Но вот интересно: ни бог, ни дьявол не могут носить современное платье, им необходимы одеяния греков. Для новых гуманистов Эдип — трагическая фигура, а человек, который под угрозой наступления машин в мире безудержного торгашества пытается сохранить в себе образ и подобие бога, не трагичен. Они утверждают, что цель жизни заключается в самоограничении независимо от того, чего этим можно достигнуть. Никакого другого утешения страждущему человечеству они предложить не могут. В конечном итоге не очень новая доктрина новых гуманистов сводится к тому, что главное в искусстве и в жизни — отрицание. Эта доктрина — самая черная реакция, вторгшаяся в наш беспокойный, устремленный к прогрессу мир.
Как это ни странно, но эта доктрина смерти, эта проповедь бегства от сложностей и опасностей жизни в укромное монастырское небытие, приобрела широкую популярность среди наших профессоров, от которых можно было бы ожидать смелости и духовной отваги. В результате писатели оказались совершенно лишенными всякого благотворного влияния, какое могли бы оказывать университеты.
Но так было всегда. В Америке никогда не было Брандеса,[35] Тэна,[36] Гете, Кроче.[37]
При таком множестве творческих талантов наша критика по большей части холодна и незначительна. Ею занимаются завистливые старые девы, бывшие спортивные репортеры и желчные профессора. Наши Эразмы — бывшие сельские учительницы. Откуда у нас возьмутся художественные нормы, если их некому было создавать?
Литература великого содружества Кембридж — Конкорд[38] середины девятнадцатого столетия, в которое входили Эмерсон, Лонгфелло, Лоуэлл, Холмс, Олкотты, была сентиментальным отражением европейской: эти писатели не создали школы, не оказали никакого заметного влияния. Уитмен, Торо, По и до некоторой степени Готорн были отщепенцами, одиночками,[39] их презирали и поносили «новые гуманисты» одного — с ними поколения. Лишь с приходом в литературу Уильяма Дина Хоуэллса у нас впервые появилось нечто вроде идеала. Но каким же скверным был этот идеал!
Мистер Хоуэллс был одним из милейших, приятнейших и честнейших людей, но он исповедовал кредо старой девы, величайшая радость для которой быть приглашенной на чай к приходскому священнику. Он испытывал отвращение не только к богохульству и непристойности, но и к тому, что Герберт Уэллс назвал «восхитительной грубостью жизни». У него было фантастическое представление о жизни, которое сам он наивно считал реалистическим: фермеры, моряки и фабричные рабочие, возможно, и существуют, но фермеры никогда не должны иметь дела с навозом, моряки — горланить непристойные песни, рабочий должен всегда благодарить доброго хозяина и все они должны мечтать о поездке во Флоренцию и мягко улыбаться, глядя на причудливые одежды нищих.

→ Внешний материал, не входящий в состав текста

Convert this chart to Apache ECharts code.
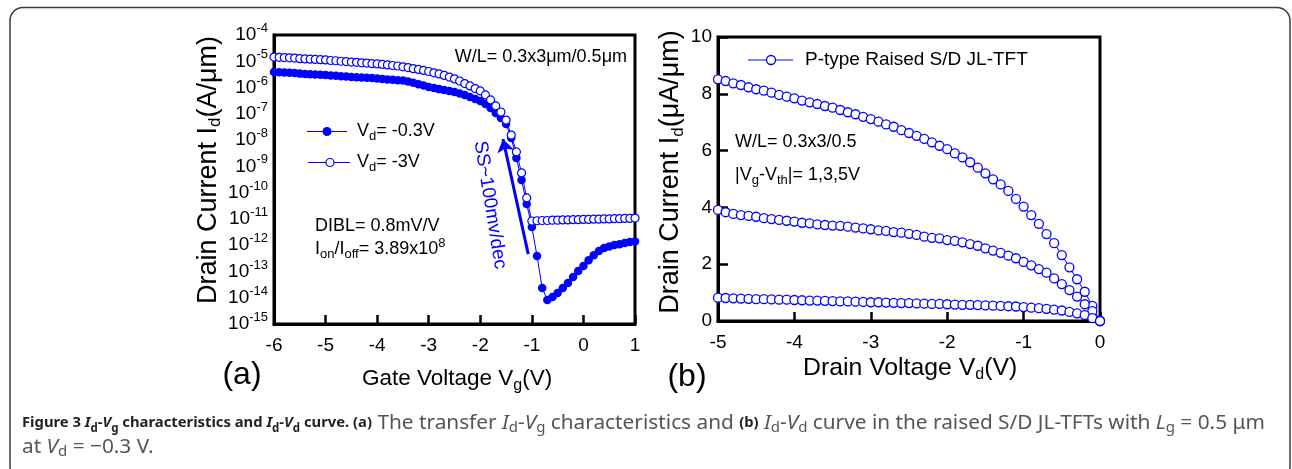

Хоуэллс так горячо верил в эту благопристойную философию «нового гуманизма», что оказывал значительное влияние на своих современников вплоть до 1914 года, когда разразилась буря Великой войны.
Ему даже удалось укротить Марка Твена, может быть, величайшего из наших писателей, и облачить свирепого старого дикаря в интеллектуальный фрак и цилиндр. Его влияние порой ощущается и сегодня. Перед ним и сейчас курит фимиам Хемлин Гарленд — писатель, который мог бы превзойти Хоуэллса во всех отношениях, но под влиянием последнего превратился из честного и великолепного реалиста в добросердечного, но бесцветного ментора. Мистер Гарленд — патриарх современной американской литературы, если таковой вообще у нас существует. Как патриарха его очень тревожат молодые писатели, которые, обладая дурным вкусом, позволяют себе намекать, что мужчины и женщины не всегда любят в соответствии со строгой моралью молитвенника и что простые люди иногда употребляют выражения, не принятые в женском литературном клубе Главной улицы. Однако в молодости тот же самый Хемлин Гарленд перед тем, как он переселился в Бостон, стал культурным и хоуэллсизировался, написал два смелых и разоблачительных реалистических произведения — «Дороги странствий» и «Роза Датчерс-Кули».